Caravaggio não fazia esboços. Trabalhando direto na tela, transformava pessoas comuns em santos. Sua recusa pela idealização não era apenas estética, era também filosófica: silenciosamente, através de suas pinceladas, dizia que o sagrado podia habitar o trivial, que a redenção nascia da lama. Mas, se por um lado sua arte era genial e revolucionária, sua vida pessoal era marcada por contradições. Temperamento explosivo, amigos perigosos: marginais, prostitutas, jogadores. Bebia e se metia em brigas. Preso várias vezes, foi acusado de calúnia, porte ilegal de armas e violência física. Atirou pratos em garçons, quebrou a janela do próprio estúdio. Sua ficha criminal era quase tão extensa quanto seu catálogo de pinturas.
O dia que definiu seu destino foi em 1606, quando assassinou Ranuccio Tomassoni durante uma briga. Não se sabe ao certo os motivos: dívida de jogo, disputa por mulher, ofensa de honra, são muitas as hipóteses, mas nenhuma definitiva. O fato é que sua vida mudou para sempre: de artista consagrado a foragido da justiça.

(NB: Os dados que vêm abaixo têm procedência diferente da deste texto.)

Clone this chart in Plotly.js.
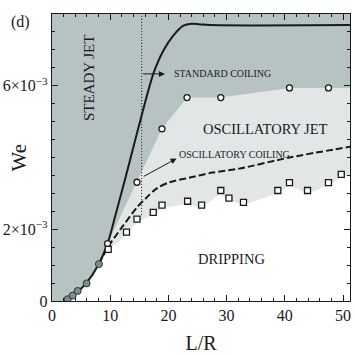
<!DOCTYPE html>
<html>
<head>
<meta charset="utf-8">
<script src="https://cdn.plot.ly/plotly-3.0.1.min.js"></script>
<style>
  body { margin: 0; background: #fff; }
  #chart { width: 354px; height: 354px; }
</style>
</head>
<body>
<div id="chart"></div>
<script>
// Steady jet points (filled circles)
var steadyX = [2.7, 3.55, 4.4, 5.95, 8.06];
var steadyY = [0.05e-3, 0.15e-3, 0.28e-3, 0.49e-3, 1.03e-3];

// Standard coiling / oscillatory jet limit (open circles)
var circX = [9.55, 14.6, 18.9, 23.2, 29.0, 40.8, 47.5];
var circY = [1.6e-3, 3.31e-3, 4.8e-3, 5.67e-3, 5.67e-3, 5.94e-3, 5.94e-3];

// Dripping limit (open squares)
var sqX = [9.66, 12.8, 14.6, 17.4, 18.9, 23.3, 25.7, 29.0, 30.4, 32.9, 38.8, 40.8, 43.9, 47.5, 49.7];
var sqY = [1.44e-3, 1.92e-3, 2.28e-3, 2.47e-3, 2.67e-3, 2.78e-3, 2.67e-3, 3.08e-3, 2.87e-3, 2.75e-3,
           3.08e-3, 3.3e-3, 3.08e-3, 3.3e-3, 3.53e-3];

// Standard coiling curve (solid)
var coilX = [2.2, 4, 6, 8, 9.55, 11, 12.5, 14, 15.4, 17.4, 19.1, 20.8, 22.5, 24, 25.4, 27.1, 51.2];
var coilY = [0, 0.2e-3, 0.52e-3, 1.02e-3, 1.6e-3, 2.45e-3, 3.36e-3, 4.3e-3, 5.17e-3, 6.33e-3,
             6.97e-3, 7.39e-3, 7.67e-3, 7.73e-3, 7.71e-3, 7.69e-3, 7.69e-3];

// Oscillatory coiling curve (dashed)
var oscX = [8.06, 9.6, 12, 14.6, 16.3, 18, 20.2, 23.7, 27.6, 32.2, 40.8, 51.2];
var oscY = [1.03e-3, 1.5e-3, 2.05e-3, 2.61e-3, 2.89e-3, 3.14e-3, 3.31e-3, 3.44e-3, 3.58e-3, 3.69e-3, 4.0e-3, 4.3e-3];

// Lower edge of the oscillatory jet region
var dripX = [9.6, 12.8, 14.6, 17.4, 18.9, 23.3, 25.7, 29.0, 30.4, 32.9, 38.8, 40.8, 43.9, 47.5, 49.7, 51.2];
var dripY = [1.42e-3, 1.84e-3, 2.2e-3, 2.4e-3, 2.6e-3, 2.7e-3, 2.6e-3, 3.0e-3, 2.8e-3, 2.68e-3,
             3.0e-3, 3.22e-3, 3.0e-3, 3.22e-3, 3.45e-3, 3.5e-3];

var xMax = 51.2, yMax = 8e-3;
var dividerX = 15.4, dividerY0 = 2.4e-3;

var serif = '"Liberation Serif", "Times New Roman", serif';
var ink = '#1a1a1a';

// light grey region: below open circles
var lightX = circX.concat([xMax, xMax, circX[0]]);
var lightY = circY.concat([circY[circY.length - 1], 0, 0]);

// white dripping region: below solid curve then below squares
var whiteX = coilX.slice(0, 4).concat(dripX, [xMax]);
var whiteY = coilY.slice(0, 4).concat(dripY, [0]);

var traces = [
    {x: lightX, y: lightY, mode: 'lines', fill: 'toself', fillcolor: '#e2e6e7',
     line: {width: 0}, hoverinfo: 'skip'},
    {x: whiteX, y: whiteY, mode: 'lines', fill: 'toself', fillcolor: '#ffffff',
     line: {width: 0}, hoverinfo: 'skip'},
    {x: [dividerX, dividerX], y: [dividerY0, yMax], mode: 'lines',
     line: {color: ink, width: 1, dash: '1px,2px'}},
    {x: coilX, y: coilY, mode: 'lines', line: {color: ink, width: 2, shape: 'spline', smoothing: 0.8}},
    {x: oscX, y: oscY, mode: 'lines', line: {color: ink, width: 2, dash: '7px,3px', shape: 'spline', smoothing: 0.8}},
    {x: steadyX, y: steadyY, mode: 'markers',
     marker: {symbol: 'circle', size: 7, color: '#7d8c8c', line: {color: '#333', width: 1}}},
    {x: circX, y: circY, mode: 'markers',
     marker: {symbol: 'circle', size: 6, color: '#fff', line: {color: ink, width: 1.3}}},
    {x: sqX, y: sqY, mode: 'markers',
     marker: {symbol: 'square', size: 6, color: '#fff', line: {color: ink, width: 1.3}}}
];

var annotations = [
    {xref: 'paper', yref: 'paper', x: -0.145, y: 1.012, text: '(d)', showarrow: false,
     font: {size: 16}},
    {xref: 'paper', yref: 'paper', x: -0.158, y: 0.5, text: 'We', textangle: -90, showarrow: false,
     font: {size: 21}},
    {x: 6.4, y: 6.22e-3, text: 'STEADY JET', textangle: -90, showarrow: false, font: {size: 15}},
    {x: 36.7, y: 4.8e-3, text: 'OSCILLATORY JET', showarrow: false, font: {size: 14.5}},
    {x: 30.9, y: 1.17e-3, text: 'DRIPPING', showarrow: false, font: {size: 14.5}},
    {x: 20.6, y: 6.33e-3, xanchor: 'left', text: 'STANDARD COILING', showarrow: false, font: {size: 10}},
    {x: 31.4, y: 4.07e-3, text: 'OSCILLATORY COILING', showarrow: false, font: {size: 10}},
    // arrows
    {x: 19.4, y: 6.33e-3, ax: dividerX, ay: 6.33e-3, axref: 'x', ayref: 'y', text: '',
     showarrow: true, arrowhead: 2, arrowsize: 1.2, arrowwidth: 1, arrowcolor: ink},
    {x: 21.4, y: 3.97e-3, ax: 15.5, ay: 3.45e-3, axref: 'x', ayref: 'y', text: '',
     showarrow: true, arrowhead: 2, arrowsize: 1.2, arrowwidth: 1, arrowcolor: ink}
];

var layout = {
    width: 354, height: 354,
    margin: {l: 52, r: 4, t: 14, b: 53},
    paper_bgcolor: '#fff',
    plot_bgcolor: '#b7c3c3',
    showlegend: false,
    font: {family: serif, color: ink},
    xaxis: {
        range: [0, xMax], tickvals: [0, 10, 20, 30, 40, 50],
        ticks: 'inside', ticklen: 6, tickcolor: ink, tickwidth: 1,
        minor: {dtick: 2, ticks: 'inside', ticklen: 3, tickcolor: ink},
        showline: true, linecolor: ink, linewidth: 1.2, mirror: 'ticks',
        showgrid: false, zeroline: false,
        tickfont: {size: 16},
        title: {text: 'L/R', font: {size: 20}, standoff: 12}
    },
    yaxis: {
        range: [0, yMax], tickvals: [0, 2e-3, 6e-3],
        ticktext: ['0', '2×10<sup>−3</sup>', '6×10<sup>−3</sup>'],
        ticks: 'inside', ticklen: 6, tickcolor: ink, tickwidth: 1,
        minor: {tickvals: [0.5e-3, 1e-3, 1.5e-3, 2.5e-3, 3e-3, 3.5e-3, 4e-3, 4.5e-3, 5e-3, 5.5e-3,
                           6.5e-3, 7e-3, 7.5e-3], ticks: 'inside', ticklen: 3, tickcolor: ink},
        showline: true, linecolor: ink, linewidth: 1.2, mirror: 'ticks',
        showgrid: false, zeroline: false,
        tickfont: {size: 16}
    },
    annotations: annotations
};

Plotly.newPlot('chart', traces, layout, {staticPlot: true});
</script>
</body>
</html>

Com uma sentença de morte sobre sua cabeça, fugiu de Roma e se refugiou em Nápoles. Foram dias de exílio e amargura, em que sua pintura se tornou ainda mais sombria e urgente. Depois seguiu para Malta, ingressou na Ordem de São João, conquistou prestígio, mas logo se envolveu em uma briga, foi preso e, mesmo após escapar, acabou expulso da Ordem como indigno.
Sempre à sombra de inimigos, seu estilo tornou-se cada vez mais obscuro e trágico. Passou por Siracusa, Messina, Palermo. De volta a Nápoles, foi atacado e desfigurado, provavelmente por inimigos malteses. Em 1610, buscando o perdão papal, embarcou rumo a Roma. Mas nunca chegou. Morreu em Porto Ercole, aos 38 anos, de causas misteriosas: malária, septicemia, complicações de ferimentos ou envenenamento. Jamais saberemos ao certo. O que se sabe é que Caravaggio encerrou a vida da mesma forma que viveu: entre violência e sombra.
Hoje, em suas obras, somos atraídos não apenas pela riqueza de detalhes, o realismo ou a beleza, mas, principalmente, pelo choque. A crueza das expressões, da carne, do sofrimento. Entre sombras e feixes de luz, Caravaggio provou que o sagrado e o profano coexistem no corpo imperfeito dos marginalizados, e que a arte pode nascer do escuro.